Originally published at: https://developer.nvidia.com/blog/how-to-prune-and-distill-llama-3-1-8b-to-an-nvidia-llama-3-1-minitron-4b-model/
Large language models (LLM) are now a dominant force in natural language processing and understanding, thanks to their effectiveness and versatility. LLMs such as Llama 3.1 405B and NVIDIA Nemotron-4 340B excel in many challenging tasks, including coding, reasoning, and math. They are, however, resource-intensive to deploy. As such, there is another trend in the…
Can you share the github repo or notebook which runs this flow? from bigger llama model to 4B llama model by utilizing pruning and distillation please?

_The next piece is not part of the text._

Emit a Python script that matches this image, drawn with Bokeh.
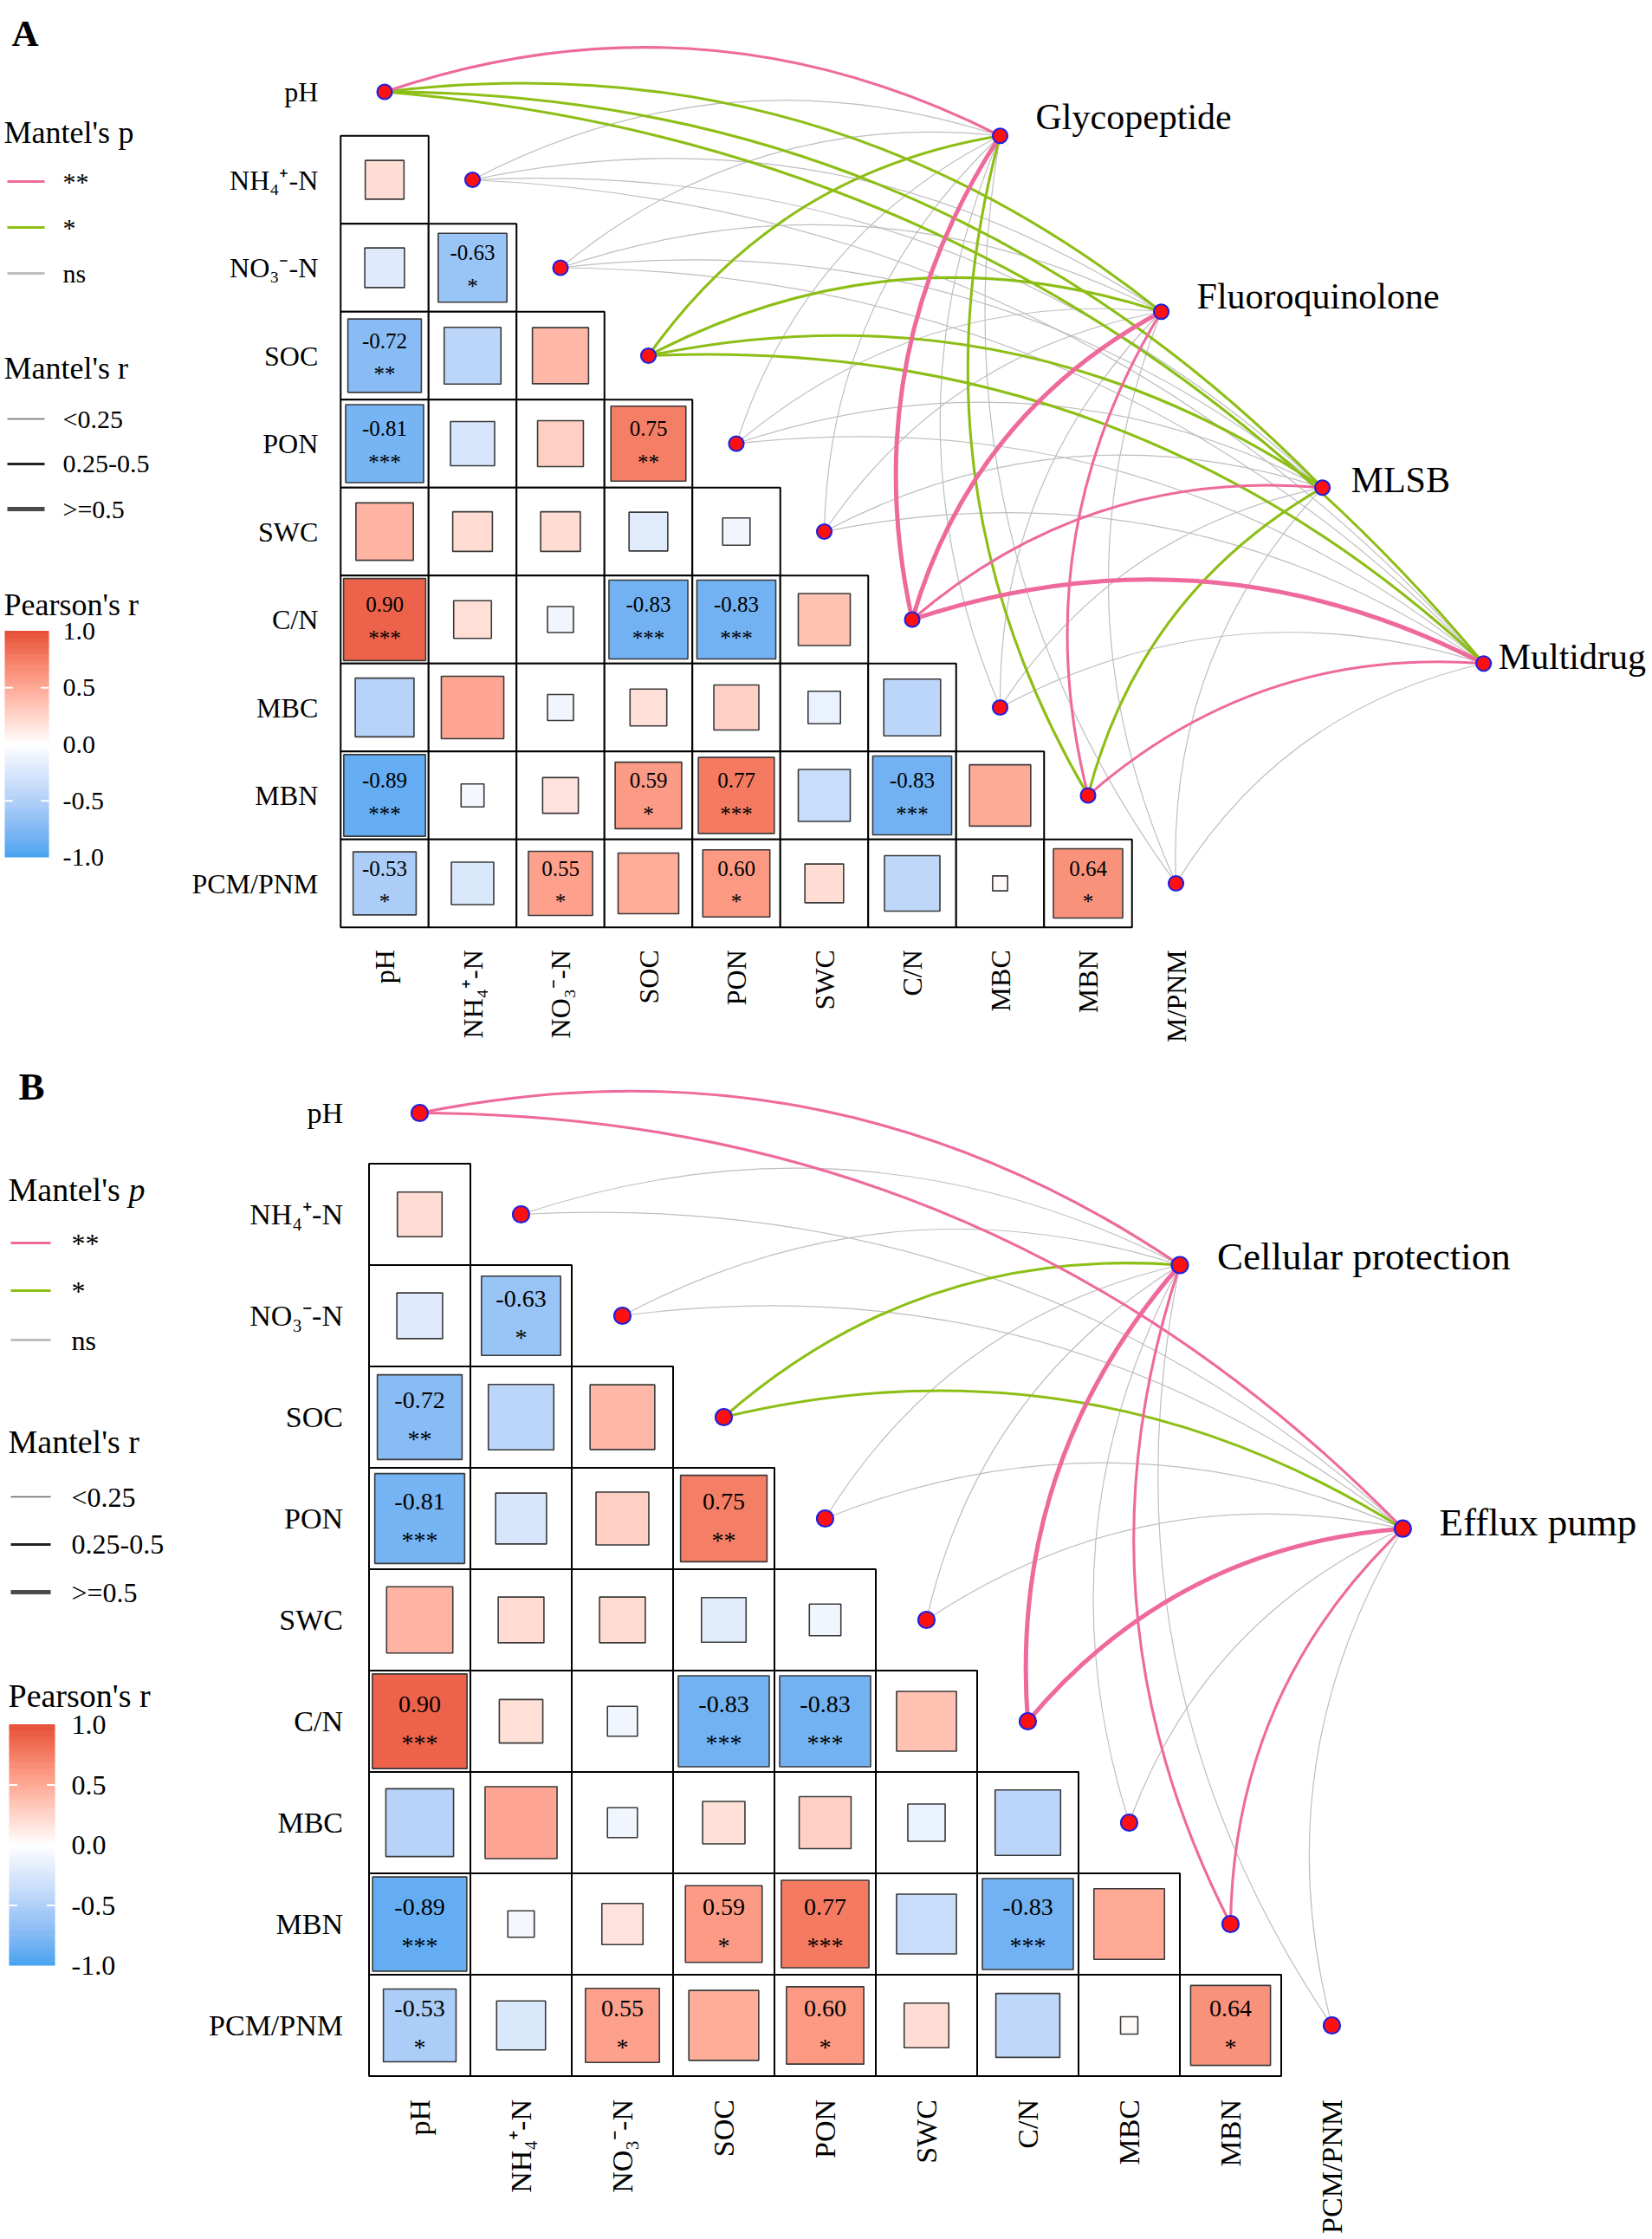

The Llama-3.1-Minitron model links on Hugging Face are currently broken.
If I may, I’d like to contribute an instruction set that I developed along with A.I. that initially showed 40-60% percent increase in efficiency and energy consumption for already trained models. This article reminded me of it. I’m also experimenting with a weighted node system as well for a project. Great minds think alike! Let me know if you’re interested. Here is the instructions set feel free to refine for your model as needed:
The links have been updated. Please try it out now!
Distillation support is current present in NeMo. (NeMo/docs/source/nlp/distillation.rst at main · NVIDIA/NeMo · GitHub)
Notebook and examples will be released soon in the coming weeks, stay tuned!
I’m interested with how you were able to hit XLSum en rougeL 0.3005 with Llama-3.1 8B. can you share how this was produced? Would like to replicate your prompts. thank you.